TASK TO CARRY OUT >>
Take the lines from the beginning of the material through the line containing "xc = [i + 0.5 for i in range(n)]" and retype them exactly, leaving the pictures out.

§ §

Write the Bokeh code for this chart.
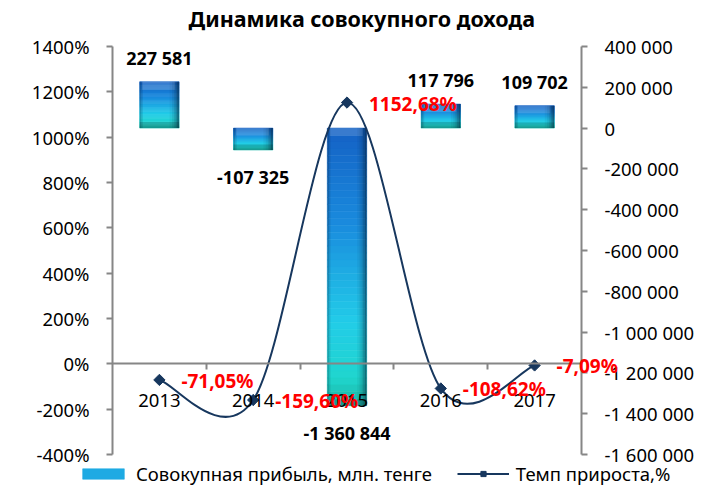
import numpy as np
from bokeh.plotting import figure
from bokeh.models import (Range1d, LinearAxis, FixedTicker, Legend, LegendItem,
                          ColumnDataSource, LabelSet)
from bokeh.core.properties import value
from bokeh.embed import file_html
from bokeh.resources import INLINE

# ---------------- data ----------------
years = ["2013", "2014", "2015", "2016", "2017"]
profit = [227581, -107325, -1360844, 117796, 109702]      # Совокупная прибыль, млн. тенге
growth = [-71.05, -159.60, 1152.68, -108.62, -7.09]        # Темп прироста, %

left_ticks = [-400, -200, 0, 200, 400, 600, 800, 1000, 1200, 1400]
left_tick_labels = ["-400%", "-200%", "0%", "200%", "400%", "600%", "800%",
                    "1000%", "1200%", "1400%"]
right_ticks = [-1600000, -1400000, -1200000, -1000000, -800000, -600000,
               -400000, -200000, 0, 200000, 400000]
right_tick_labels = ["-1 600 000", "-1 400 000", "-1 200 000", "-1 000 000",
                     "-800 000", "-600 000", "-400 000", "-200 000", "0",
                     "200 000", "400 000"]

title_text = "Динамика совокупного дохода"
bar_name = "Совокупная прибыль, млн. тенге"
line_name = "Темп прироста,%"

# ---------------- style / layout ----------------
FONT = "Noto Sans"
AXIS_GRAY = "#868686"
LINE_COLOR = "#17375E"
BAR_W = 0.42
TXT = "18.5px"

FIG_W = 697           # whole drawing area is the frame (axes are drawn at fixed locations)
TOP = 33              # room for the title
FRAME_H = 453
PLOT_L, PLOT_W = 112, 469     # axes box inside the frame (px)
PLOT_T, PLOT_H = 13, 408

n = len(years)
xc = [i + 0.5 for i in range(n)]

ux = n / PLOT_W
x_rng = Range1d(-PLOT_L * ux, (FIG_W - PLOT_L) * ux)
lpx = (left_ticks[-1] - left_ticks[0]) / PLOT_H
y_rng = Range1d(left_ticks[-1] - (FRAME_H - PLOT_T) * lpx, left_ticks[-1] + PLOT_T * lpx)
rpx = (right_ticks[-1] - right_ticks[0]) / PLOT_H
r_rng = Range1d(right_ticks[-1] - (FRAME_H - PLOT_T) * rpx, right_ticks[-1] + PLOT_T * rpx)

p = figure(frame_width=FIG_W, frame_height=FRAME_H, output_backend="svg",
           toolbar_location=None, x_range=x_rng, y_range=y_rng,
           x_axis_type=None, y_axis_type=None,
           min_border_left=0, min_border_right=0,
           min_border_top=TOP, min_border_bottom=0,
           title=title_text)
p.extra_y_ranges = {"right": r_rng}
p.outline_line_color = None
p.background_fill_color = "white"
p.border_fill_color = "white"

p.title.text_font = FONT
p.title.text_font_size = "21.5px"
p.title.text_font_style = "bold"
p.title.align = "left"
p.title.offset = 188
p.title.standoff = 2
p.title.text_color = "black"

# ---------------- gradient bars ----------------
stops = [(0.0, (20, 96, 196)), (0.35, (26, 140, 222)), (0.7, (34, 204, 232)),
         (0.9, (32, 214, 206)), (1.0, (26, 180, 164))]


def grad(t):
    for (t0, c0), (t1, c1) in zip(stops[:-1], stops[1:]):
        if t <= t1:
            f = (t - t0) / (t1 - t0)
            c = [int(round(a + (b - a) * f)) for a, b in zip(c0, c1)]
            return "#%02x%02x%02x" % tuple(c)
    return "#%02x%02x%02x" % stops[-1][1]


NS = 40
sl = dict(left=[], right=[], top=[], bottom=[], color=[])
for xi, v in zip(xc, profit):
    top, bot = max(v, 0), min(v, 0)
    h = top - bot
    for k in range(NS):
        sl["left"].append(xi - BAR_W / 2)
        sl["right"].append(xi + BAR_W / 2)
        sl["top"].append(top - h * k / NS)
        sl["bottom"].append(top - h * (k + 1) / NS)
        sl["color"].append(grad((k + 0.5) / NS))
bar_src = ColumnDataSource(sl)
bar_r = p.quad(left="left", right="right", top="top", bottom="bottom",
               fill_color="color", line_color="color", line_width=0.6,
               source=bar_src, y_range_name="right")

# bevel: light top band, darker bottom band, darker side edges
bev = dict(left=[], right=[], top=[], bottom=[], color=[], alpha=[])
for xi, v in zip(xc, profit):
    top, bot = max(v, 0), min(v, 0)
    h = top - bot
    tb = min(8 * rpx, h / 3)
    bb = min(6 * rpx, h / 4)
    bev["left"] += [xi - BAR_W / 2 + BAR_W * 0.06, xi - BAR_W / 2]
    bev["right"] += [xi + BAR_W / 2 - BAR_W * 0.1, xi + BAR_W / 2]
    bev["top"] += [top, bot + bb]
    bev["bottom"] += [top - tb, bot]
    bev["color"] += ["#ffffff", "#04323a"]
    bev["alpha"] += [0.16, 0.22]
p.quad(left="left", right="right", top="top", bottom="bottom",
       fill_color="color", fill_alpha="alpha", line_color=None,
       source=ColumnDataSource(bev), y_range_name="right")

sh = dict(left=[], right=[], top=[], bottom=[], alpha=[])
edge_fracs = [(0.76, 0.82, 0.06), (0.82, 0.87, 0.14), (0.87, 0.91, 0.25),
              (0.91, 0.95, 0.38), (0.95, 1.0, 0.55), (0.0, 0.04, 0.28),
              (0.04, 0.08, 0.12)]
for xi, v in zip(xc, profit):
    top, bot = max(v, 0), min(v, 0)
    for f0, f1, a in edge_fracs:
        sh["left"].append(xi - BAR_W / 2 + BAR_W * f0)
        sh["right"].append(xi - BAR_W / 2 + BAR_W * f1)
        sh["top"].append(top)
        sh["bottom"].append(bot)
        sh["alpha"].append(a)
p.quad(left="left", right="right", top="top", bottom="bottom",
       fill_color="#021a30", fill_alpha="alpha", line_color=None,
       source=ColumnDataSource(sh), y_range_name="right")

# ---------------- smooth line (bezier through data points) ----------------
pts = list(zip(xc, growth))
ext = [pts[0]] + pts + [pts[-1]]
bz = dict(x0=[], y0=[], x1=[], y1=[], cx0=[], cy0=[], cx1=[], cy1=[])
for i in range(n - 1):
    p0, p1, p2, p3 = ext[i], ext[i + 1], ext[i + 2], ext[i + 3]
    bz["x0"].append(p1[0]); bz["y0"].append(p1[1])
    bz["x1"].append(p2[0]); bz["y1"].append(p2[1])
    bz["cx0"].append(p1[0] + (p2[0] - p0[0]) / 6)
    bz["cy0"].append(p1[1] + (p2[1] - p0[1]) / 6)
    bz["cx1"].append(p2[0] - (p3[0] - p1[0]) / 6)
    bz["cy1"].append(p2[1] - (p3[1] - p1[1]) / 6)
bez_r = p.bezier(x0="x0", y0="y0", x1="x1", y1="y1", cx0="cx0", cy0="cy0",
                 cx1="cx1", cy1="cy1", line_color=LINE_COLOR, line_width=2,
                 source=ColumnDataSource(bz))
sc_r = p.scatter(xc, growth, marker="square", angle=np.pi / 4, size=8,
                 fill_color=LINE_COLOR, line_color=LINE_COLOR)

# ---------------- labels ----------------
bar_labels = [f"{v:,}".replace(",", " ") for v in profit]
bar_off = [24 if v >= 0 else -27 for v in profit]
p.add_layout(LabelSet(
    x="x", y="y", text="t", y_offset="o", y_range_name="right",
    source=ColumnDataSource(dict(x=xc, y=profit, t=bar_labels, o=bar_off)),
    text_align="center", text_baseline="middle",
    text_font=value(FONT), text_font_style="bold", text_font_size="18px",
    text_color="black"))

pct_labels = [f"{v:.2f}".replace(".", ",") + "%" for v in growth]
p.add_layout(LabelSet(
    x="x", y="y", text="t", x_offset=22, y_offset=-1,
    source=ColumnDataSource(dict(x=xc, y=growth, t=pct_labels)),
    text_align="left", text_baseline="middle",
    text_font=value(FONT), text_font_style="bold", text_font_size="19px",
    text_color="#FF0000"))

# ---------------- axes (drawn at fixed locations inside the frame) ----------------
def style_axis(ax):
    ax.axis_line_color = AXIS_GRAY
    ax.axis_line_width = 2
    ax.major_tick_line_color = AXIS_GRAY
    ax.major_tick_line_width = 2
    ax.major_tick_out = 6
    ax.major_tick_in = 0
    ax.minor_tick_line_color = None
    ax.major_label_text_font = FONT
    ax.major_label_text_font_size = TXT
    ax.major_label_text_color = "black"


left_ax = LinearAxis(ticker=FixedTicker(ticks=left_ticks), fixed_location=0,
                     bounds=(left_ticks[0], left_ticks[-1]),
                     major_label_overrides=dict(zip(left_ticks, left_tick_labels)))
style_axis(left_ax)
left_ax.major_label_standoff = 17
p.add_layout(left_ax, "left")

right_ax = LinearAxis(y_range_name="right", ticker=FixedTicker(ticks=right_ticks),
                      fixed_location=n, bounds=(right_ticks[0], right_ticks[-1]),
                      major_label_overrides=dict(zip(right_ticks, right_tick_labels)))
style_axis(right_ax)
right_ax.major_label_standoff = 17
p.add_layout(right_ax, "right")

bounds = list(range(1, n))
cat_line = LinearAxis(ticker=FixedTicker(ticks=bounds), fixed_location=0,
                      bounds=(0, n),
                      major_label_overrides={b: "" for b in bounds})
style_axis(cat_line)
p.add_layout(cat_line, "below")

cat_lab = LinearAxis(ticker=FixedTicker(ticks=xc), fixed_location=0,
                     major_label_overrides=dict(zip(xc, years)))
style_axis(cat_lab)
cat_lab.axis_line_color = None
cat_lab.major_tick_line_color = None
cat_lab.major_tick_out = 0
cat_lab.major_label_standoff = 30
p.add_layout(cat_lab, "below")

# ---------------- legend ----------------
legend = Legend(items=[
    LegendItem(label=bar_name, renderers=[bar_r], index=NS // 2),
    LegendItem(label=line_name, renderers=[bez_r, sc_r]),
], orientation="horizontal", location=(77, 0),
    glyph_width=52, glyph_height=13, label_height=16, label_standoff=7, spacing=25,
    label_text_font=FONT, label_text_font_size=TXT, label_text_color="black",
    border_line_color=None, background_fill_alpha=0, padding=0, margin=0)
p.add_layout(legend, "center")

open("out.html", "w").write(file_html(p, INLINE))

§ §

FINISHED TASK >>
Write the Bokeh code for this chart.
import numpy as np
from bokeh.plotting import figure
from bokeh.models import (Range1d, LinearAxis, FixedTicker, Legend, LegendItem,
                          ColumnDataSource, LabelSet)
from bokeh.core.properties import value
from bokeh.embed import file_html
from bokeh.resources import INLINE

# ---------------- data ----------------
years = ["2013", "2014", "2015", "2016", "2017"]
profit = [227581, -107325, -1360844, 117796, 109702]      # Совокупная прибыль, млн. тенге
growth = [-71.05, -159.60, 1152.68, -108.62, -7.09]        # Темп прироста, %

left_ticks = [-400, -200, 0, 200, 400, 600, 800, 1000, 1200, 1400]
left_tick_labels = ["-400%", "-200%", "0%", "200%", "400%", "600%", "800%",
                    "1000%", "1200%", "1400%"]
right_ticks = [-1600000, -1400000, -1200000, -1000000, -800000, -600000,
               -400000, -200000, 0, 200000, 400000]
right_tick_labels = ["-1 600 000", "-1 400 000", "-1 200 000", "-1 000 000",
                     "-800 000", "-600 000", "-400 000", "-200 000", "0",
                     "200 000", "400 000"]

title_text = "Динамика совокупного дохода"
bar_name = "Совокупная прибыль, млн. тенге"
line_name = "Темп прироста,%"

# ---------------- style / layout ----------------
FONT = "Noto Sans"
AXIS_GRAY = "#868686"
LINE_COLOR = "#17375E"
BAR_W = 0.42
TXT = "18.5px"

FIG_W = 697           # whole drawing area is the frame (axes are drawn at fixed locations)
TOP = 33              # room for the title
FRAME_H = 453
PLOT_L, PLOT_W = 112, 469     # axes box inside the frame (px)
PLOT_T, PLOT_H = 13, 408

n = len(years)
xc = [i + 0.5 for i in range(n)]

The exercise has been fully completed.